Wells Fargo & Co. (NYSE:WFC) is continuing to investigate the circumstances surrounding the recent account scandal that rocked all levels of the company. A generation of executives thrived in the ambitious sales culture promoted by the bank in recent years, winning promotions and being held up as examples of what colleagues could aspire to. At the same time, the people under them were opening thousands of unauthorized accounts for customers. The Southern California region was described by colleagues and in congressional testimony as a focal point of the rampant misconduct.

In 2009, Wells Fargo & Co. executive John Sotoodeh handed off more than a hundred branches in Southern California to his successor, Kim Young. Problems surfaced quickly, with rumors that some employees were opening bogus accounts swirling through the company. After warning that she wouldn’t tolerate misconduct during an introductory meeting with staff, sales crumbled across the regions Young oversaw. Sotoodeh is now one of three regional chiefs running the firm’s nationwide consumer-banking empire.
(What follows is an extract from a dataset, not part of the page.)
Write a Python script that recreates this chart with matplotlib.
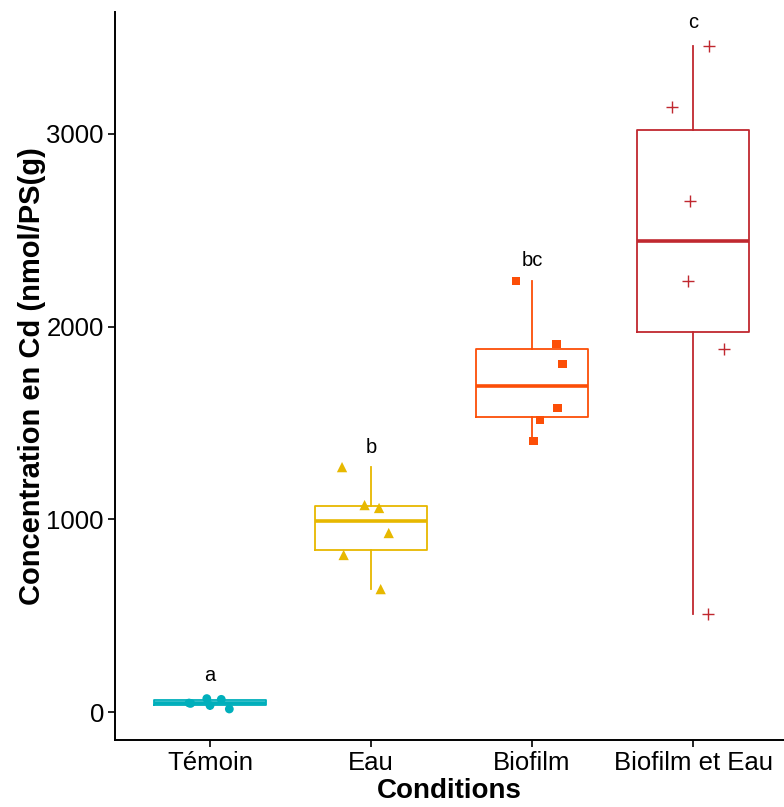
import matplotlib.pyplot as plt
import numpy as np

plt.rcParams['font.family'] = ['Liberation Sans', 'DejaVu Sans']

conditions = ['Témoin', 'Eau', 'Biofilm', 'Biofilm et Eau']
colors = ['#00AFBB', '#E7B800', '#FC4E07', '#C0282F']
markers = ['o', '^', 's', '+']
letters = ['a', 'b', 'bc', 'c']
letter_y = [192, 1375, 2345, 3580]

# valeurs
temoin = [47, 70, 34, 66, 16, 45]
eau = [1271, 1074, 1059, 929, 815, 638]
biofilm = [2237, 1910, 1806, 1578, 1515, 1406]
biofilm_eau = [3456, 3140, 2652, 2237, 1884, 509]
values = [temoin, eau, biofilm, biofilm_eau]

# decalage horizontal des points (jitter)
jitter = [
    [-0.13, -0.02, 0.0, 0.07, 0.12, -0.12],
    [-0.18, -0.04, 0.05, 0.11, -0.17, 0.06],
    [-0.10, 0.15, 0.19, 0.16, 0.05, 0.01],
    [0.10, -0.13, -0.02, -0.03, 0.19, 0.09],
]

fig = plt.figure(figsize=(7.84, 8.07), dpi=100)
ax = fig.add_axes([0.1467, 0.083, 0.8533, 0.902])

for i, (vals, col) in enumerate(zip(values, colors)):
    pos = i + 1
    ax.boxplot(vals, positions=[pos], widths=0.7, whis=1.5, showfliers=False,
               patch_artist=False,
               boxprops=dict(color=col, linewidth=1.3),
               whiskerprops=dict(color=col, linewidth=1.3),
               capprops=dict(linewidth=0),
               medianprops=dict(color=col, linewidth=2.6))
    xs = pos + np.array(jitter[i])
    if markers[i] == '+':
        ax.scatter(xs, vals, marker='+', s=70, color=col, linewidths=1.0, zorder=3)
    elif markers[i] == '^':
        ax.scatter(xs, vals, marker='^', s=55, color=col, edgecolors='none', zorder=3)
    else:
        ax.scatter(xs, vals, marker=markers[i], s=40, color=col, edgecolors='none', zorder=3)
    ax.text(pos, letter_y[i], letters[i], ha='center', va='center', fontsize=14.5)

ax.set_xlim(0.41, 4.565)
ax.set_ylim(-145, 3632)
ax.set_xticks(range(1, 5))
ax.set_xticklabels(conditions, fontsize=18.5)
ax.set_yticks([0, 1000, 2000, 3000])
ax.tick_params(axis='y', labelsize=18.5, length=5, width=1.2, colors='black', pad=3)
ax.tick_params(axis='x', length=5, width=1.2, pad=3)
for s in ['top', 'right']:
    ax.spines[s].set_visible(False)
for s in ['left', 'bottom']:
    ax.spines[s].set_linewidth(1.4)

ax.set_xlabel('Conditions', fontsize=20, fontweight='bold', labelpad=2)
ax.set_ylabel('Concentration en Cd (nmol/PS(g)', fontsize=21, fontweight='bold', labelpad=0)

fig.savefig('out.png', dpi=100)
Young retired in 2014.

No one said they heard senior executives instruct the employees to open bogus accounts during the numerous interviews conducted regarding the matter. However, some said that low-level managers privately coached employees to do so. Many executives simply ignored the ample signs that misconduct was flourishing below them. According to a person with knowledge of an internal investigation, company executives have already identified a number of current managers to be fired for their conduct. The person declined to identify those who may be about to lose their jobs.

The scandal finally reached critical mass in September. That month, the bank announced that it would pay $185 million in fines related to the matter and that chairman and chief executive officer John Stumpf would step down, along with Carrie Tolstedt, who oversaw the consumer unit. In its statement, Wells Fargo said, “The company’s leadership is intently focused on restoring trust in its community bank, making things right with customers and taking actions intended to ensure sales-practices issues do not happen again.”

The investigation will be massive. The bank’s three U.S. regional chiefs oversee more than 50 regional presidents, who oversee about 120 area presidents that each monitor their own cluster of branches. The bank has terminated only one area president so far for improper sales, while firing more than 5,000 lower-level workers as of September. Stumpf’s successor, Tim Sloan said in a speech to staff on Oct. 25, “We failed to acknowledge the role leadership played and, as a result, many felt we blamed our team members.”

Wells Fargo said in a statement that its leaders are closely examining the abuses and reports of retaliation against those who voiced concerns about the practices. The bank has policies prohibiting retaliation for reporting suspected misconduct. Wells Fargo said, “As we have disclosed, there are multiple investigations under way to address sales-practice issues, including by an independent committee of the board of directors.” The company also mentioned that the Securities and Exchange Commission is among the authorities examining its sales practices.